The same subversive function of art is also demonstrated by the problems arising from innovative forms of art, which implore us to rethink the traditional categories applied to property in artworks. The case of street art and graffiti, discussed in Enrico Bonadio’s essay, is a vivid sample of the provocative function art performs, as opposed to public order and morality. Born as a form of rebellion against traditional forms of art and restrictions on artistic freedom, street art and graffiti painted on various urban surfaces give life to a dialectic between removal and preservation. In this dialectic, the rights of artists, the rights of property owners, and the interests of local communities are often conflicted, with the necessity to elaborate new categories useful to achieve a balance.

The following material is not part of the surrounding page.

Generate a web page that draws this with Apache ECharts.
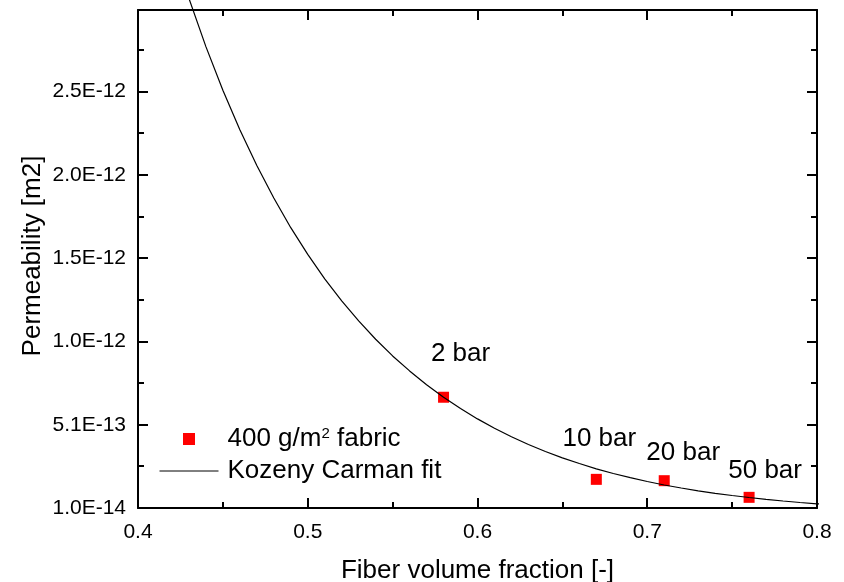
<!DOCTYPE html>
<html>
<head>
<meta charset="utf-8">
<script src="https://cdn.jsdelivr.net/npm/echarts@6/dist/echarts.min.js"></script>
<style>
  html, body { margin: 0; padding: 0; background: #fff; }
  #chart { width: 844px; height: 582px; }
</style>
</head>
<body>
<div id="chart"></div>
<script>
// ---- data ----
const fiberFraction = [0.58, 0.67, 0.71, 0.76];
const permeability = [6.75e-13, 1.82e-13, 1.74e-13, 7.4e-14];
const pressureLabels = ['2 bar', '10 bar', '20 bar', '50 bar'];

const kcX = [0.42, 0.43, 0.44, 0.45, 0.46, 0.47, 0.48, 0.49, 0.50, 0.51,
             0.52, 0.53, 0.54, 0.55, 0.56, 0.57, 0.58, 0.59, 0.60, 0.61,
             0.62, 0.63, 0.64, 0.65, 0.66, 0.67, 0.68, 0.69, 0.70, 0.71,
             0.72, 0.73, 0.74, 0.75, 0.76, 0.77, 0.78, 0.79, 0.80, 0.81];
const kcY = [3.39e-12, 3.07e-12, 2.78e-12, 2.518e-12, 2.281e-12, 2.066e-12, 1.871e-12, 1.693e-12, 1.533e-12, 1.386e-12,
             1.254e-12, 1.133e-12, 1.023e-12, 9.23e-13, 8.33e-13, 7.50e-13, 6.75e-13, 6.07e-13, 5.45e-13, 4.89e-13,
             4.38e-13, 3.91e-13, 3.49e-13, 3.11e-13, 2.77e-13, 2.45e-13, 2.17e-13, 1.92e-13, 1.69e-13, 1.48e-13,
             1.30e-13, 1.13e-13, 9.8e-14, 8.5e-14, 7.3e-14, 6.2e-14, 5.2e-14, 4.3e-14, 3.5e-14, 2.9e-14];

const yTickValues = [1.0e-14, 5.1e-13, 1.01e-12, 1.51e-12, 2.01e-12, 2.51e-12];
const yMinorTickValues = [2.6e-13, 7.6e-13, 1.26e-12, 1.76e-12, 2.26e-12, 2.76e-12];
const xMin = 0.4, xMax = 0.8, xStep = 0.1;
const yMin = 1.0e-14, yMax = 3.0e-12;

const seriesNames = ['400 g/m2 fabric', 'Kozeny Carman fit'];

// ---- styling (not data) ----
const FONT = '"Liberation Sans", Arial, sans-serif';
const labelOffsets = [[17, -43], [3, -41], [19, -28], [16, -27]];

const chart = echarts.init(document.getElementById('chart'), null, { renderer: 'canvas' });

const yFmt = v => v.toExponential(1).toUpperCase();

const axisLineStyle = { color: '#000', width: 2 };

const option = {
  animation: false,
  backgroundColor: '#fff',
  textStyle: { fontFamily: FONT, color: '#000' },
  grid: { left: 138, right: 27, top: 10, bottom: 74, containLabel: false, outerBoundsMode: 'none' },
  legend: {
    orient: 'vertical',
    left: 159,
    top: 426,
    padding: 0,
    itemWidth: 59,
    itemHeight: 12,
    itemGap: 6,
    selectedMode: false,
    data: [
      { name: seriesNames[0], icon: 'path://M0,0h10v10h-10z', itemStyle: { color: '#ff0000', opacity: 1 } },
      { name: seriesNames[1], itemStyle: { opacity: 0, color: 'transparent', borderColor: 'transparent', borderWidth: 0 }, lineStyle: { color: '#000', width: 1 } }
    ],
    textStyle: {
      fontFamily: FONT, fontSize: 26, color: '#000', lineHeight: 26,
      padding: [0, 0, 0, 4],
      rich: {
        sup: { fontFamily: FONT, fontSize: 15, color: '#000', verticalAlign: 'top', lineHeight: 16 }
      }
    },
    formatter: name => name === seriesNames[0] ? '400 g/m{sup|2} fabric' : name
  },
  xAxis: [
    {
      type: 'value', position: 'bottom', min: xMin, max: xMax, interval: xStep,
      name: 'Fiber volume fraction [-]', nameLocation: 'middle', nameGap: 50,
      nameTextStyle: { fontFamily: FONT, fontSize: 26, color: '#000' },
      axisLine: { show: true, onZero: false, lineStyle: axisLineStyle },
      axisTick: { show: true, inside: true, length: 10, lineStyle: { color: '#000', width: 2 } },
      minorTick: { show: true, splitNumber: 2, length: 6, lineStyle: { color: '#000', width: 2 } },
      axisLabel: { fontFamily: FONT, fontSize: 21, color: '#000', margin: 14 },
      splitLine: { show: false }
    },
    {
      type: 'value', position: 'top', min: xMin, max: xMax, interval: xStep,
      axisLine: { show: true, onZero: false, lineStyle: axisLineStyle },
      axisTick: { show: true, inside: true, length: 10, lineStyle: { color: '#000', width: 2 } },
      minorTick: { show: true, splitNumber: 2, length: 6, lineStyle: { color: '#000', width: 2 } },
      axisLabel: { show: false },
      splitLine: { show: false }
    }
  ],
  yAxis: [
    {
      type: 'value', position: 'left', min: yMin, max: yMax,
      name: 'Permeability [m2]', nameLocation: 'middle', nameGap: 92, nameMoveOverlap: false,
      nameTextStyle: { fontFamily: FONT, fontSize: 26, color: '#000', padding: [0, 0, 0, 6] },
      axisLine: { show: true, onZero: false, lineStyle: axisLineStyle },
      axisTick: { show: true, inside: true, length: 10, customValues: yTickValues, lineStyle: { color: '#000', width: 2 } },
      axisLabel: { fontFamily: FONT, fontSize: 21, color: '#000', margin: 12, customValues: yTickValues, formatter: yFmt },
      splitLine: { show: false }
    },
    {
      type: 'value', position: 'right', min: yMin, max: yMax,
      axisLine: { show: true, onZero: false, lineStyle: axisLineStyle },
      axisTick: { show: true, inside: true, length: 10, customValues: yTickValues, lineStyle: { color: '#000', width: 2 } },
      axisLabel: { show: false },
      splitLine: { show: false }
    }
  ],
  series: [
    {
      name: seriesNames[0],
      type: 'scatter',
      symbol: 'rect',
      symbolSize: 11,
      itemStyle: { color: '#ff0000', opacity: 1 },
      z: 2,
      data: fiberFraction.map((x, i) => ({
        value: [x, permeability[i]],
        label: { offset: labelOffsets[i] }
      })),
      label: {
        show: true,
        position: 'inside',
        fontFamily: FONT, fontSize: 26, color: '#000', opacity: 1,
        formatter: p => pressureLabels[p.dataIndex]
      }
    },
    {
      name: seriesNames[1],
      type: 'line',
      showSymbol: false,
      symbol: 'none',
      clip: false,
      z: 3,
      lineStyle: { color: '#000', width: 1.2 },
      itemStyle: { color: '#000' },
      data: kcX.map((x, i) => [x, kcY[i]])
    },
    {
      type: 'custom',
      silent: true,
      z: 4,
      renderItem: (params, api) => {
        const pt = api.coord([api.value(0), api.value(1)]);
        const cs = params.coordSys;
        const y = Math.round(pt[1]);
        return {
          type: 'group',
          children: [
            { type: 'line', shape: { x1: cs.x, y1: y, x2: cs.x + 6, y2: y }, style: { stroke: '#000', lineWidth: 2 } },
            { type: 'line', shape: { x1: cs.x + cs.width - 6, y1: y, x2: cs.x + cs.width, y2: y }, style: { stroke: '#000', lineWidth: 2 } }
          ]
        };
      },
      data: yMinorTickValues.map(v => [xMin, v])
    }
  ]
};

chart.setOption(option);
</script>
</body>
</html>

4.Art paints the law: it looks at law as a dimension of human societies and represents it through images that offer visions of it, often different and alternative to the metaphors and definitions law has created in defining itself. In so doing, art unfolds, with special strength and circumvention through the medium of language, the inherent and persistent ambivalences of law. Such a creative and alternative way of representing law and legal issues offers a more problematic awareness of law and exposes the – mainly formalist – legal canons to a critique rising from the evocative power of images, both abstract and realistic.

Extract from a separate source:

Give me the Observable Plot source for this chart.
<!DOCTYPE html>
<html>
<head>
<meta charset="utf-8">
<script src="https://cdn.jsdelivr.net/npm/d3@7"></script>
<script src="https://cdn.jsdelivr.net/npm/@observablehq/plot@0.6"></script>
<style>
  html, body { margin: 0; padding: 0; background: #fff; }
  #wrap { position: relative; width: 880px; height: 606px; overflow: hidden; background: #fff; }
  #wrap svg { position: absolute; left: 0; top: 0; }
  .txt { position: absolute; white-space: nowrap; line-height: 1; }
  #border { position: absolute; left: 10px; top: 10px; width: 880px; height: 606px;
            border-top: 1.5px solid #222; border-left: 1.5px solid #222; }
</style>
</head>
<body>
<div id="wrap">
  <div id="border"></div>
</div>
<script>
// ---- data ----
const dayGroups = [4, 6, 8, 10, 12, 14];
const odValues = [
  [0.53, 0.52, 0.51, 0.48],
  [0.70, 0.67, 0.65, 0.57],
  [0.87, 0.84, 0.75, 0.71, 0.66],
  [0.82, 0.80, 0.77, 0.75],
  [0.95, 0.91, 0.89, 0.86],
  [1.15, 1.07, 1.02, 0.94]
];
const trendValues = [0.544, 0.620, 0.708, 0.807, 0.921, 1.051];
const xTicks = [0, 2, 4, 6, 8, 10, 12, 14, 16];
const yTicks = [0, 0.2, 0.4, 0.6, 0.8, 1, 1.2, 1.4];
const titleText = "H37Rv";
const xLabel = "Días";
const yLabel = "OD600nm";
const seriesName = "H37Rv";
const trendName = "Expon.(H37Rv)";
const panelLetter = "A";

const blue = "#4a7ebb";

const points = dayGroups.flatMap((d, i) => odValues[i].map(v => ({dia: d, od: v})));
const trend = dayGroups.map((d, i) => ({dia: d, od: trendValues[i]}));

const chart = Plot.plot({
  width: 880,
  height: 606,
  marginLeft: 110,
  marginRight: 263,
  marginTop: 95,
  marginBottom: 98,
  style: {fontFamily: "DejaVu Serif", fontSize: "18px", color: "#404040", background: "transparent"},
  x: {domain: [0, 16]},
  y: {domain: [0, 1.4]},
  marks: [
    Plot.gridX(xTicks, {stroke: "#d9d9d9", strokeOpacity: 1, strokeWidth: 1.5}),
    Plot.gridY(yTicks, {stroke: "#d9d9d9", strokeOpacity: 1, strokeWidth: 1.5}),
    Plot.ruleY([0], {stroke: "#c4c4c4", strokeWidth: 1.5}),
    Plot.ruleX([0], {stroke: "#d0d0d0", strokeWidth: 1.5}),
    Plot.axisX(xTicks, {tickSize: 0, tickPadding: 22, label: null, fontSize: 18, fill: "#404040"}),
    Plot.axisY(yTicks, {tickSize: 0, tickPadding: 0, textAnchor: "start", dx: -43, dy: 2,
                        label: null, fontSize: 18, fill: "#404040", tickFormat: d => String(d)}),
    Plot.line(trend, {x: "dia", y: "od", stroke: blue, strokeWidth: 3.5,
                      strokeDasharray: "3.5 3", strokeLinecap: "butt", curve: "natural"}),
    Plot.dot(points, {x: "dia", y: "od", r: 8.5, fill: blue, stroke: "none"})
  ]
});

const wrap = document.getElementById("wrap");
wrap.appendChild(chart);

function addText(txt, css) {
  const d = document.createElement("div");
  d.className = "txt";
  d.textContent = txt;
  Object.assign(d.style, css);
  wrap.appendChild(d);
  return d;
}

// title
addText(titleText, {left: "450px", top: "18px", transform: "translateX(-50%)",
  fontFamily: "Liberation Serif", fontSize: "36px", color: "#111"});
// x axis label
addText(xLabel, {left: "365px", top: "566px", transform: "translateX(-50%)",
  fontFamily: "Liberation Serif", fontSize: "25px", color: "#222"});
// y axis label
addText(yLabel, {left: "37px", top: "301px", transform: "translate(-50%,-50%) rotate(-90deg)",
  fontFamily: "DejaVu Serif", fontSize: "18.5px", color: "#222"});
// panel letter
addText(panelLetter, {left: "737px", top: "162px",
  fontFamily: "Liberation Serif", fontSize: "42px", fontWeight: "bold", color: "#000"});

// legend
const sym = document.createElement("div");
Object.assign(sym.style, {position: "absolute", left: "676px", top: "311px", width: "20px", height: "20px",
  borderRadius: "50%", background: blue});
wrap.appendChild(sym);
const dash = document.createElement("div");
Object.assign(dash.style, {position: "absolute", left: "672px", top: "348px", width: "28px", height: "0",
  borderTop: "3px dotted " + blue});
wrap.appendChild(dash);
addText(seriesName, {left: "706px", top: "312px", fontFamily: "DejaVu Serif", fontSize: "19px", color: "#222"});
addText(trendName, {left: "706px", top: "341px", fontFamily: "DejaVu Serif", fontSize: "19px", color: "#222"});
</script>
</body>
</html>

Visual art offers, therefore, many metaphors of law and justice, which question the law itself, pushing for self-criticism and self-reform. Ruth Hertz explains how art can improve the practice of law, offering an alternative understanding of legal issues, different from the traditional practical approach based on interpretation and application of rules mediated by language: «The practical way of thinking discourages them from addressing fundamental issues, concerning society and morality in a world where antithetical values live side by side» (p. 286). Notwithstanding the increase of research related to the visual representation of law, «law practitioners are not aware of the immediate connection between law and art and of the ways of introspection into the legal every day» (p. 288). Moving from this assumption, Hertz leads us through a journey in an innovative gallery of paintings and artworks, mainly created by judges and lawyers in strict connection to their professional activity, offering visual metaphors of law and justice that distance themselves from the traditional image of the blindfolded Justice, holding the scaled and a sword, which has typically depicted justice in the western legal culture.
The fascinating and enriching volume edited by McCutcheon and McGaughey is an important contribution in the never-ending effort of law to synchronize with society.